From A Guide for the Perplexed:
Destroying everything they can find and turning everything upside down has been a truly memorable day for the midgets; you can see the joy in their faces. Audiences walk out aching from laughter.
Following WWII, the German government required rigorous censorship for films to be released in theaters. Knowing he’d have his film banned—what with all its blasphemy and anarchic tendencies—he opted to self-distribute Even Dwarfs Started Small in 1970, still facing protests and death threats wherever he took it. From all angles at that: from revolutionaries who claimed he was portraying the civil rebellion of the late ’60s as violent and wrongheaded, from animal rights activists decrying scenes of animal mistreatment, and from white supremacists because…I’m not entirely sure why, to be honest. Herzog finds the actions of the little people justified as they rage against an oppressive society, and swears the monkey wasn’t harmed, nor that his crew killed the pig, because a butcher was killing the pig anyway, but that he does have trouble watching the scene in which piglets suckle at the dead pig’s teats, not to mention the scene toward the end of the film where the institution’s director loses his mind in a shower of glass and freaked out chickens. In the midst of the detritus, I can’t help but catch a glimpse of a chicken gone totally immobile.

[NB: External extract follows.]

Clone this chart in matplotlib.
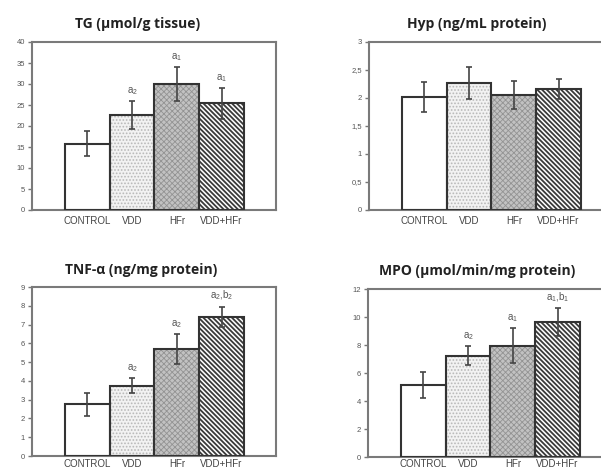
import matplotlib
matplotlib.use('Agg')
import matplotlib.pyplot as plt
from matplotlib.ticker import FuncFormatter
import numpy as np

plt.rcParams['font.family'] = ['Liberation Sans', 'DejaVu Sans']
plt.rcParams['mathtext.default'] = 'regular'

groups = ['CONTROL', 'VDD', 'HFr', 'VDD+HFr']

tg_mean = [15.8, 22.6, 30.0, 25.4]
tg_err = [2.9, 3.4, 4.0, 3.7]
tg_marks = ['', r'a$_2$', r'a$_1$', r'a$_1$']

hyp_mean = [2.02, 2.27, 2.05, 2.16]
hyp_err = [0.27, 0.28, 0.25, 0.18]
hyp_marks = ['', '', '', '']

tnf_mean = [2.75, 3.75, 5.7, 7.4]
tnf_err = [0.6, 0.4, 0.8, 0.55]
tnf_marks = ['', r'a$_2$', r'a$_2$', r'a$_2$,b$_2$']

mpo_mean = [5.15, 7.25, 7.95, 9.65]
mpo_err = [0.95, 0.7, 1.25, 1.0]
mpo_marks = ['', r'a$_2$', r'a$_1$', r'a$_1$,b$_1$']

W, H = 601, 469
fig = plt.figure(figsize=(W / 100, H / 100), dpi=100)

# fill / hatch style per group
faces = ['white', '#f2f2f2', '#c2c2c2', 'white']
hatches = [None, '.....', 'xxxxxx', '\\' * 7]
hcols = ['white', '#b8b8b8', '#939393', '#3a3a3a']
hlw = [1.0, 0.8, 0.6, 1.3]


def panel(px_left, px_top, px_bottom, title, title_x, title_y,
          mean, err, marks, ymax, ystep, comma=False, xpad=3):
    ax = fig.add_axes([px_left / W, (H - px_bottom) / H, 244 / W,
                       (px_bottom - px_top) / H])
    x = np.arange(len(groups))
    for i in range(len(groups)):
        with plt.rc_context({'hatch.linewidth': hlw[i]}):
            ax.bar(x[i], mean[i], width=1.0, color=faces[i], hatch=hatches[i],
                   edgecolor=hcols[i], linewidth=0, zorder=2)
    ax.bar(x, mean, width=1.0, fill=False, edgecolor='#333333',
           linewidth=1.5, zorder=3)
    ax.errorbar(x, mean, yerr=err, fmt='none', ecolor='#444444',
                elinewidth=1.2, capsize=2, capthick=1.2, zorder=4)
    for i, m in enumerate(marks):
        if m:
            ax.text(x[i], mean[i] + err[i] + ymax * 0.025, m, ha='center',
                    va='bottom', fontsize=7, color='#555555')
    ax.set_xlim(-1.237, 4.215)
    ax.set_ylim(0, ymax)
    ax.set_yticks(np.arange(0, ymax + ystep / 2, ystep))
    if comma:
        ax.yaxis.set_major_formatter(
            FuncFormatter(lambda v, p: ('%g' % v).replace('.', ',')))
    else:
        ax.yaxis.set_major_formatter(FuncFormatter(lambda v, p: '%g' % v))
    ax.set_xticks(x)
    ax.set_xticklabels(groups)
    ax.tick_params(axis='x', length=0, pad=xpad, labelsize=7, labelcolor='#444444')
    ax.tick_params(axis='y', length=3, width=1, pad=2, labelsize=5.5,
                   labelcolor='#555555', color='#777777')
    for s in ax.spines.values():
        s.set_color('#7a7a7a')
        s.set_linewidth(1.5)
    fig.text(title_x / W, 1 - title_y / H, title, ha='center', va='center',
             fontsize=10, fontweight='bold', family=['Open Sans', 'DejaVu Sans'],
             color='#222222')
    return ax


panel(32, 42, 210, 'TG (µmol/g tissue)', 138, 24,
      tg_mean, tg_err, tg_marks, 40, 5, xpad=4)
panel(369, 42, 210, 'Hyp (ng/mL protein)', 477, 24,
      hyp_mean, hyp_err, hyp_marks, 3, 0.5, comma=True, xpad=4)
panel(32, 287, 456, 'TNF-α (ng/mg protein)', 141, 270,
      tnf_mean, tnf_err, tnf_marks, 9, 1, xpad=2)
panel(368, 289, 457, 'MPO (µmol/min/mg protein)', 477, 271,
      mpo_mean, mpo_err, mpo_marks, 12, 2, xpad=1.5)

fig.savefig('out.png', dpi=100)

The most well-known anecdote to come out of Even Dwarfs Started Small is about how the man playing Territory, Gerhard Marz, burst into flame when attempting to water the flowers with gas, which was not too long after the car they eventually sent plummeting down the sinkhole completely ran over him. Miraculously, Marz was fine in both cases, but as part of a deal with the crew, Herzog vowed to launch himself into a nearby cactus patch if shooting completed without any further injuries. It did, so he did too, a spectacle of masochism as an act of solidarity.
Watching Even Dwarfs Started Small with Herzog talking along, maybe I’m just grasping at anything, but I get the sense that this is painful or him to watch. Not only because he was coming out of the desert a traumatized man when he made it, nor because it’s arguably his bleakest—or at least his most anxiety-inducing—film. It’s because of the responsibility he feels for all of the accusations and controversies levied at his work, beholden to them even if he doesn’t have to agree with them. He accepts them. Same goes for watching the scenes with Hombre, Herzog musing that he had to restrain himself from yelling, “cut,” even as his concern for the actor grew with every diaphragm-destroying cough. “This is hard to watch,” he mentions, seemingly to no one.
But he still does. There’s purpose to these images. “It reduces the horror, banishes it, pushes it to a safe place. And the pain hopefully is over and the nightmare hopefully is over.”
Sources:
Canby, Vincent (1970, September 7). ‘Dwarfs Started Small.’ The New York Times. https://www.nytimes.com/1970/09/17/archives/dwarfs-started-small.html
Glover, Crispin and Werner Herzog and Norm Hill. Audio commentary. Even Dwarfs Started Small. Dir. Herzog. Shout Factory, 2014. Blu-ray.
Herzog, Werner and Paul Cronin. Werner Herzog : A Guide for the Perplexed. London, Faber & Faber, 2014.